## Your instructions
Return the material exactly as supplied, apart from the pictures, which are omitted.

---------- Source material

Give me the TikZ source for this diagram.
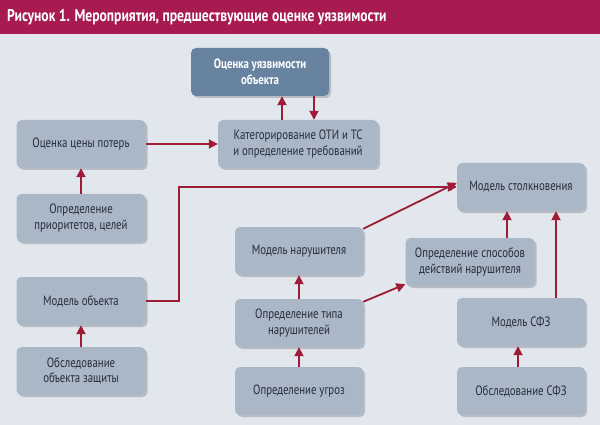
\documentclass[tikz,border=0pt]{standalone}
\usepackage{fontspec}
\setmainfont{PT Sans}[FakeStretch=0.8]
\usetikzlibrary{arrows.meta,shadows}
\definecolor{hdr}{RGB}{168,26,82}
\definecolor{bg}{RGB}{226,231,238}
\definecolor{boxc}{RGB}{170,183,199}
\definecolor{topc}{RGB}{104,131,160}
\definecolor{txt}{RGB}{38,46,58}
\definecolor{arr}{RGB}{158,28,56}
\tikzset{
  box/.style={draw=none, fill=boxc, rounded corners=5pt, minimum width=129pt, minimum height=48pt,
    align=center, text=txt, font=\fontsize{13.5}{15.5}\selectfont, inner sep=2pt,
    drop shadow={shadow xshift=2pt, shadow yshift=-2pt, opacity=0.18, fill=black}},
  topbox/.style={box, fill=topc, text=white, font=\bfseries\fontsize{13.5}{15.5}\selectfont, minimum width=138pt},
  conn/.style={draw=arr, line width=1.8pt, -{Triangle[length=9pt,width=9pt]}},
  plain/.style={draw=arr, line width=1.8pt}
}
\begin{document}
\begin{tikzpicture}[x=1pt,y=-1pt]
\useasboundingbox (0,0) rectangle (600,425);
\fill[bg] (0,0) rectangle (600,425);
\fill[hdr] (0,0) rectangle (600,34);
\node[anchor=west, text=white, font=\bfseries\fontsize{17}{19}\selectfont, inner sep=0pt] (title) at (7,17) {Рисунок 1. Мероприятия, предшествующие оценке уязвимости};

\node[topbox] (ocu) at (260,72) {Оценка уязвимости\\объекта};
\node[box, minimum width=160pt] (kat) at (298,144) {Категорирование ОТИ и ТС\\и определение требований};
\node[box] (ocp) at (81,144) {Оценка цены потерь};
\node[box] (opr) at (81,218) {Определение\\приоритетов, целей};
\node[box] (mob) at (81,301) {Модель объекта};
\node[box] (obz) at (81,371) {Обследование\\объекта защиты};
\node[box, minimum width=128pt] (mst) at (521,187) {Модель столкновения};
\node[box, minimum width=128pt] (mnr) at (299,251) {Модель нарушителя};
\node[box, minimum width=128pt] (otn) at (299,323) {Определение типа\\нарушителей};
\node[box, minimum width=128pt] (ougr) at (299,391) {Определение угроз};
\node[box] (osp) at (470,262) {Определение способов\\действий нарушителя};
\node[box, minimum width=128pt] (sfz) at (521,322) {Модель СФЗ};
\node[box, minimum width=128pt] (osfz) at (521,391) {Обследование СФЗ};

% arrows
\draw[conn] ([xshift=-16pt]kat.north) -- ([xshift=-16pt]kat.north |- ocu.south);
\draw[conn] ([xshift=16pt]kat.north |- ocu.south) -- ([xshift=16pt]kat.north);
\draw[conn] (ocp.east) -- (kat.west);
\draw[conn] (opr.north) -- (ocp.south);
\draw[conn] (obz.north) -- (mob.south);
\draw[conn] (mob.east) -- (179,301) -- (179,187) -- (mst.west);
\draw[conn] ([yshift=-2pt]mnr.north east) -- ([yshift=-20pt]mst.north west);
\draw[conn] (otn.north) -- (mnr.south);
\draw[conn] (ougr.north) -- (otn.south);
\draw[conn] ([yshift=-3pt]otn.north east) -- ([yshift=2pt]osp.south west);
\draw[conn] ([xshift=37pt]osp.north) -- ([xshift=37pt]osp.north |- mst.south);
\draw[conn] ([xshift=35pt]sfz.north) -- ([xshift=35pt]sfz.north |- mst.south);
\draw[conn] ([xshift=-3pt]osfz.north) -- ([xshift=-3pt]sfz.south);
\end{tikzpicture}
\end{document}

--------------------

## Result below
Give me the TikZ source for this diagram.
\documentclass[tikz,border=0pt]{standalone}
\usepackage{fontspec}
\setmainfont{PT Sans}[FakeStretch=0.8]
\usetikzlibrary{arrows.meta,shadows}
\definecolor{hdr}{RGB}{168,26,82}
\definecolor{bg}{RGB}{226,231,238}
\definecolor{boxc}{RGB}{170,183,199}
\definecolor{topc}{RGB}{104,131,160}
\definecolor{txt}{RGB}{38,46,58}
\definecolor{arr}{RGB}{158,28,56}
\tikzset{
  box/.style={draw=none, fill=boxc, rounded corners=5pt, minimum width=129pt, minimum height=48pt,
    align=center, text=txt, font=\fontsize{13.5}{15.5}\selectfont, inner sep=2pt,
    drop shadow={shadow xshift=2pt, shadow yshift=-2pt, opacity=0.18, fill=black}},
  topbox/.style={box, fill=topc, text=white, font=\bfseries\fontsize{13.5}{15.5}\selectfont, minimum width=138pt},
  conn/.style={draw=arr, line width=1.8pt, -{Triangle[length=9pt,width=9pt]}},
  plain/.style={draw=arr, line width=1.8pt}
}
\begin{document}
\begin{tikzpicture}[x=1pt,y=-1pt]
\useasboundingbox (0,0) rectangle (600,425);
\fill[bg] (0,0) rectangle (600,425);
\fill[hdr] (0,0) rectangle (600,34);
\node[anchor=west, text=white, font=\bfseries\fontsize{17}{19}\selectfont, inner sep=0pt] (title) at (7,17) {Рисунок 1. Мероприятия, предшествующие оценке уязвимости};

\node[topbox] (ocu) at (260,72) {Оценка уязвимости\\объекта};
\node[box, minimum width=160pt] (kat) at (298,144) {Категорирование ОТИ и ТС\\и определение требований};
\node[box] (ocp) at (81,144) {Оценка цены потерь};
\node[box] (opr) at (81,218) {Определение\\приоритетов, целей};
\node[box] (mob) at (81,301) {Модель объекта};
\node[box] (obz) at (81,371) {Обследование\\объекта защиты};
\node[box, minimum width=128pt] (mst) at (521,187) {Модель столкновения};
\node[box, minimum width=128pt] (mnr) at (299,251) {Модель нарушителя};
\node[box, minimum width=128pt] (otn) at (299,323) {Определение типа\\нарушителей};
\node[box, minimum width=128pt] (ougr) at (299,391) {Определение угроз};
\node[box] (osp) at (470,262) {Определение способов\\действий нарушителя};
\node[box, minimum width=128pt] (sfz) at (521,322) {Модель СФЗ};
\node[box, minimum width=128pt] (osfz) at (521,391) {Обследование СФЗ};

% arrows
\draw[conn] ([xshift=-16pt]kat.north) -- ([xshift=-16pt]kat.north |- ocu.south);
\draw[conn] ([xshift=16pt]kat.north |- ocu.south) -- ([xshift=16pt]kat.north);
\draw[conn] (ocp.east) -- (kat.west);
\draw[conn] (opr.north) -- (ocp.south);
\draw[conn] (obz.north) -- (mob.south);
\draw[conn] (mob.east) -- (179,301) -- (179,187) -- (mst.west);
\draw[conn] ([yshift=-2pt]mnr.north east) -- ([yshift=-20pt]mst.north west);
\draw[conn] (otn.north) -- (mnr.south);
\draw[conn] (ougr.north) -- (otn.south);
\draw[conn] ([yshift=-3pt]otn.north east) -- ([yshift=2pt]osp.south west);
\draw[conn] ([xshift=37pt]osp.north) -- ([xshift=37pt]osp.north |- mst.south);
\draw[conn] ([xshift=35pt]sfz.north) -- ([xshift=35pt]sfz.north |- mst.south);
\draw[conn] ([xshift=-3pt]osfz.north) -- ([xshift=-3pt]sfz.south);
\end{tikzpicture}
\end{document}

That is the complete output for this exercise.